How? I thought it was up to the JPEG decoder how to actually decode the image into pixels. (Not that JPEG couldn't be workable in practice if some care was put into a solution.)


Decoding JPEG doesn't leave much room for interpretation and the images should essentially always be decoded the same. For encoding, it's a different story, as there are steps to downsample the image data (chrominance data is often, but not necessarily, sampled at a lower rate than luminance data), there can be a different cutoff point for which of the DCT coefficients to discard (usually related to the "compression" or "quality" setting for the compressor). All JPEG decoders should reproduce the same image from a given JFIF file, but I'd be surprised if different encoders produced the exact same JFIF file from a given source image.
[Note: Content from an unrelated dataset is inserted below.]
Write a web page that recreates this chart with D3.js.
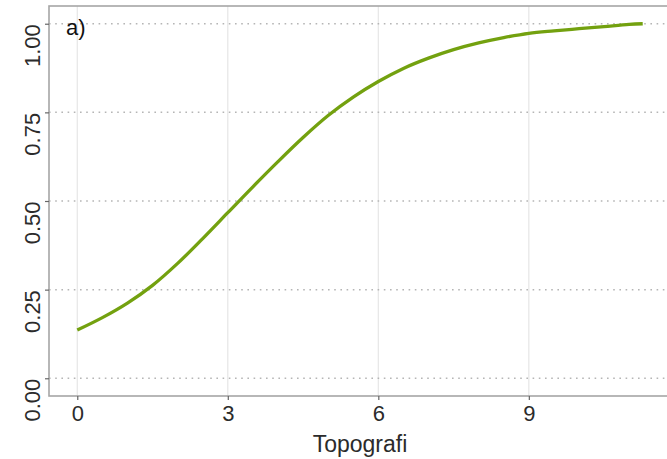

For grayscale data there's very little ambiguity, since chroma and colorspace conversions aren't involved. Basically just rounding in DCT, for which you can make reasonable assumptions.

Moreover the JPEG XT spec (not to be confused with JPEG XL or the ton of other X-somethings JPEG made) has specified precisely how to decode the classic JPEG format, and has blessed libjpeg-turbo as the reference implementation.


I take your point; but I don’t think features on an in-browser map are ever small enough for compression artifacts to ruin the integrity of the map.